The USDJPY pair edged higher on Tuesday, attempting to snap a three-day losing streak despite a sluggish start to the year due to Japanese holiday markets. While economic data remains subdued, a potent mix of geopolitical anxieties and contrasting central bank expectations painted a dynamic picture for the currency pair.
The devastating earthquake in central Japan on New Year’s Day cast a shadow over the market, potentially prompting safe-haven flows towards the Yen. However, the lack of further damage reports limited the impact on USDJPY. Also, the recent comments from BOJ Governor Ueda hinting at a potential exit from negative interest rates by mid-2024 fuelled Yen bulls. This prospect could limit further USDJPY gains in the near term.
On the US Dollar front, market expectations of Fed rate cuts starting as early as March weighed on the Dollar, keeping a lid on USDJPY’s upside potential. The upcoming FOMC minutes on Wednesday and US jobs data this week will be crucial for gauging the Fed’s direction.
The 4-hour chart shows that the USDJPY currently trades at 141.52, with the 20-SMA (green line) acting as an immediate barrier to the bulls’ charge higher. The downward-sloping 20-SMA (green line), 50-SMA (blue line), and 100-SMA (orange line) indicate a potential bearish bias, with the slightly increasing RSI at 46.80, suggesting a possible attempt at a bounce.
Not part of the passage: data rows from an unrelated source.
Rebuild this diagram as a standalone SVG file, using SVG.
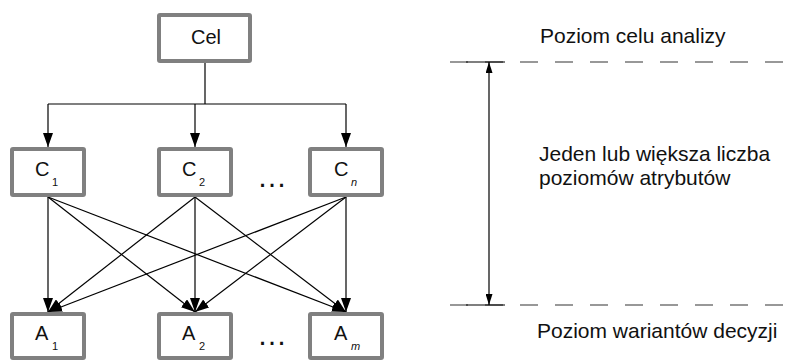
<svg xmlns="http://www.w3.org/2000/svg" width="788" height="360" viewBox="0 0 788 360">
  <style>
    .box { fill: #ffffff; stroke: #808080; stroke-width: 4; }
    .lbl { font-family: "Liberation Sans", Arial, sans-serif; font-size: 20px; fill: #111111; }
    .sub { font-family: "Liberation Sans", Arial, sans-serif; font-size: 11px; fill: #111111; }
    .note { font-family: "Liberation Sans", Arial, sans-serif; font-size: 21px; fill: #111111; }
    .dots { font-family: "Liberation Sans", Arial, sans-serif; font-size: 30px; fill: #111111; }
    .edge { stroke: #000000; stroke-width: 1.2; fill: none; }
    .level { stroke: #333333; stroke-width: 1.2; fill: none; stroke-dasharray: 18 17; }
  </style>
  <defs>
    <marker id="arrow" markerUnits="userSpaceOnUse" markerWidth="14" markerHeight="10" refX="14" refY="5" orient="auto">
      <path d="M0,0 L14,5 L0,10 Z" fill="#000000"/>
    </marker>
    <marker id="tip" markerUnits="userSpaceOnUse" markerWidth="11" markerHeight="7" refX="11" refY="3.5" orient="auto">
      <path d="M0,0 L11,3.5 L0,7 Z" fill="#000000"/>
    </marker>
  </defs>

  <rect width="788" height="360" fill="#ffffff"/>

  <!-- connectors -->
  <g id="connectors">
    <!-- goal to criteria bus -->
    <polyline class="edge" points="205,63 205,104"/>
    <line class="edge" x1="48" y1="104" x2="346" y2="104"/>
    <line class="edge" x1="48" y1="104" x2="48" y2="147" marker-end="url(#arrow)"/>
    <line class="edge" x1="195" y1="104" x2="195" y2="147" marker-end="url(#arrow)"/>
    <line class="edge" x1="346" y1="104" x2="346" y2="147" marker-end="url(#arrow)"/>
    <!-- criteria to alternatives -->
    <line class="edge" x1="48" y1="197" x2="48" y2="312" marker-end="url(#arrow)"/>
    <line class="edge" x1="48" y1="197" x2="195" y2="312" marker-end="url(#arrow)"/>
    <line class="edge" x1="48" y1="197" x2="346" y2="312" marker-end="url(#arrow)"/>
    <line class="edge" x1="195" y1="197" x2="48" y2="312" marker-end="url(#arrow)"/>
    <line class="edge" x1="195" y1="197" x2="195" y2="312" marker-end="url(#arrow)"/>
    <line class="edge" x1="195" y1="197" x2="346" y2="312" marker-end="url(#arrow)"/>
    <line class="edge" x1="346" y1="197" x2="48" y2="312" marker-end="url(#arrow)"/>
    <line class="edge" x1="346" y1="197" x2="195" y2="312" marker-end="url(#arrow)"/>
    <line class="edge" x1="346" y1="197" x2="346" y2="312" marker-end="url(#arrow)"/>
  </g>

  <!-- goal -->
  <g id="cel">
    <rect class="box" x="159" y="15" width="91" height="46" rx="1"/>
    <text class="lbl" x="206" y="44" text-anchor="middle">Cel</text>
  </g>

  <!-- criteria -->
  <g id="c1">
    <rect class="box" x="12" y="149" width="72" height="46" rx="1"/>
    <text class="lbl" x="35" y="176">C</text>
    <text class="sub" x="52" y="186">1</text>
  </g>
  <g id="c2">
    <rect class="box" x="159" y="149" width="72" height="46" rx="1"/>
    <text class="lbl" x="182" y="176">C</text>
    <text class="sub" x="199" y="186">2</text>
  </g>
  <text class="dots" x="272" y="187" text-anchor="middle">…</text>
  <g id="cn">
    <rect class="box" x="310" y="149" width="72" height="46" rx="1"/>
    <text class="lbl" x="334" y="176">C</text>
    <text class="sub" x="351" y="186" font-style="italic">n</text>
  </g>

  <!-- alternatives -->
  <g id="a1">
    <rect class="box" x="12" y="314" width="72" height="44" rx="1"/>
    <text class="lbl" x="35" y="340">A</text>
    <text class="sub" x="52" y="350">1</text>
  </g>
  <g id="a2">
    <rect class="box" x="159" y="314" width="72" height="44" rx="1"/>
    <text class="lbl" x="182" y="340">A</text>
    <text class="sub" x="199" y="350">2</text>
  </g>
  <text class="dots" x="272" y="345" text-anchor="middle">…</text>
  <g id="am">
    <rect class="box" x="310" y="314" width="72" height="44" rx="1"/>
    <text class="lbl" x="334" y="340">A</text>
    <text class="sub" x="351" y="350" font-style="italic">m</text>
  </g>

  <!-- level annotations -->
  <g id="levels">
    <line class="level" x1="450" y1="62" x2="788" y2="62"/>
    <line class="edge" x1="466" y1="62" x2="505" y2="62"/>
    <line class="level" x1="450" y1="305" x2="788" y2="305"/>
    <line class="edge" x1="466" y1="305" x2="505" y2="305"/>
    <line class="edge" x1="489" y1="184" x2="489" y2="62" marker-end="url(#tip)"/>
    <line class="edge" x1="489" y1="184" x2="489" y2="305" marker-end="url(#tip)"/>
    <text class="note" x="540" y="43">Poziom celu analizy</text>
    <text class="note" x="539" y="161">Jeden lub większa liczba<tspan x="539" dy="24">poziomów atrybutów</tspan></text>
    <text class="note" x="537" y="338">Poziom wariantów decyzji</text>
  </g>
</svg>
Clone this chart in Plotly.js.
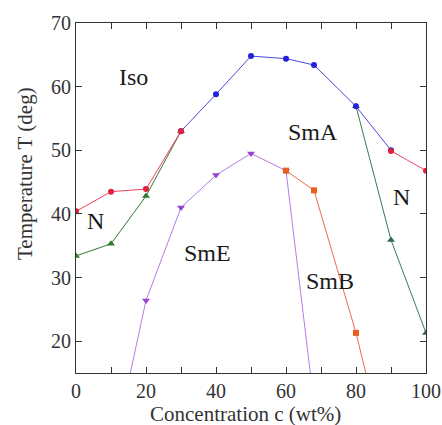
<!DOCTYPE html>
<html>
<head>
<meta charset="utf-8">
<script src="https://cdn.plot.ly/plotly-3.0.1.min.js"></script>
<style>html,body{margin:0;padding:0;background:#fff;}#chart{width:442px;height:425px;}</style>
</head>
<body>
<div id="chart"></div>
<script>
// Iso–SmA boundary (blue)
const isoSmA_x = [30, 40, 50, 60, 68, 80, 90];
const isoSmA_y = [53, 58.8, 64.8, 64.4, 63.4, 56.9, 50];
// Iso–N boundary, left (red)
const isoN_left_x = [0, 10, 20, 30];
const isoN_left_y = [40.4, 43.5, 43.9, 53];
// Iso–N boundary, right (red)
const isoN_right_x = [90, 100];
const isoN_right_y = [49.9, 46.8];
// N–Smectic boundary, left (green)
const nSm_left_x = [0, 10, 20, 30];
const nSm_left_y = [33.4, 35.3, 42.8, 53];
// N–SmA boundary, right (green)
const nSm_right_x = [80, 90, 100];
const nSm_right_y = [56.9, 35.9, 21.3];
// SmE boundary (purple)
const smE_x = [15, 20, 30, 40, 50, 60, 68];
const smE_y = [13.7, 26.4, 41, 46.1, 49.5, 46.8, 10.2];
// SmB boundary (orange)
const smB_x = [60, 68, 80, 85];
const smB_y = [46.8, 43.7, 21.3, 10.1];

const phaseLabels = ['Iso', 'SmA', 'N', 'SmE', 'SmB', 'N'];
const phaseX = [16.4, 67.7, 5.7, 37.7, 72.6, 92.9];
const phaseY = [61.5, 52.9, 38.9, 33.8, 29.4, 42.6];

const xTickVals = [0, 10, 20, 30, 40, 50, 60, 70, 80, 90, 100];
const xTickText = ['0', '', '20', '', '40', '', '60', '', '80', '', '100'];
const yTicks = [20, 30, 40, 50, 60, 70];

const xTitle = 'Concentration c (wt%)';
const yTitle = 'Temperature T (deg)';

function tr(x, y, color, lineColor, symbol, size) {
  return {x: x, y: y, type: 'scatter', mode: 'lines+markers', cliponaxis: true,
    line: {color: lineColor, width: 1}, marker: {color: color, symbol: symbol, size: size}, showlegend: false};
}

const data = [
  tr(nSm_left_x, nSm_left_y, '#2f7a2f', '#2f7a2f', 'triangle-up', 7),
  tr(nSm_right_x, nSm_right_y, '#2f6a4a', '#3a7a5a', 'triangle-up', 7),
  tr(smE_x, smE_y, '#9a44d0', '#b47ce8', 'triangle-down', 7),
  tr(smB_x, smB_y, '#e8601e', '#ec6a4a', 'square', 6),
  tr(isoSmA_x, isoSmA_y, '#2222d8', '#4848e0', 'circle', 6),
  tr(isoN_left_x, isoN_left_y, '#e0203c', '#f04060', 'circle', 6),
  tr(isoN_right_x, isoN_right_y, '#e0203c', '#f04060', 'circle', 6)
];

const serif = 'Liberation Serif, Times New Roman, serif';

const annotations = phaseLabels.map((t, i) => ({
  x: phaseX[i], y: phaseY[i], xref: 'x', yref: 'y', text: t, showarrow: false,
  font: {family: serif, size: 24, color: '#1a1a1a'}
}));
annotations.push({
  x: 0.483, y: -0.117, xref: 'paper', yref: 'paper', text: xTitle, showarrow: false,
  xanchor: 'center', yanchor: 'middle', font: {family: serif, size: 21, color: '#333'}
});
annotations.push({
  x: -0.146, y: 0.571, xref: 'paper', yref: 'paper', text: yTitle, showarrow: false, textangle: -90,
  xanchor: 'center', yanchor: 'middle', font: {family: serif, size: 21, color: '#333'}
});

const axisCommon = {
  showline: true, linecolor: '#333', linewidth: 1, mirror: 'ticks',
  ticks: 'inside', ticklen: 6, tickcolor: '#333', showgrid: false, zeroline: false,
  tickfont: {family: serif, size: 20, color: '#333'}
};

const layout = {
  width: 442, height: 425,
  margin: {l: 76, r: 16, t: 23, b: 52},
  paper_bgcolor: '#fff', plot_bgcolor: '#fff',
  xaxis: Object.assign({}, axisCommon, {range: [0, 100], tickvals: xTickVals, ticktext: xTickText}),
  yaxis: Object.assign({}, axisCommon, {range: [15, 70], tickvals: yTicks}),
  annotations: annotations
};

Plotly.newPlot('chart', data, layout, {displayModeBar: false, staticPlot: true});
</script>
</body>
</html>
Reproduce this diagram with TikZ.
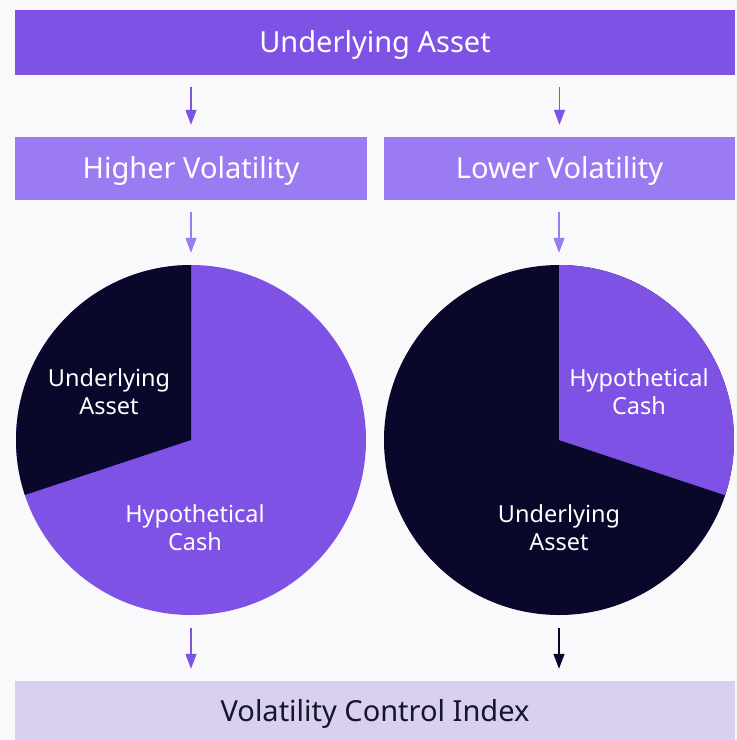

Short-term trading opportunities could exist towards the resistance level at the 141.936 price level should the bulls sustain a break above the short-term 20-SMA. A sustained break above the 141.936 price level could signal a bullish reversal, likely bringing the 142.824 and 143.404 resistance levels into play.
However, short-term trading opportunities could arise towards the initial support at 140.894 should the 20-SMA provide significant resistance. A break below the 140.894 level would likely bring the 140.232 support level into play in the short term.
The USDJPY pair is at a crossroads, with conflicting forces vying for control. While the BoJ’s potential policy shift and risk aversion support the Yen, the stronger Dollar and shift in Fed expectations could cap its gains. The price action below the moving averages suggests a potential bearish bias, but the rising RSI hints at a possible bounce.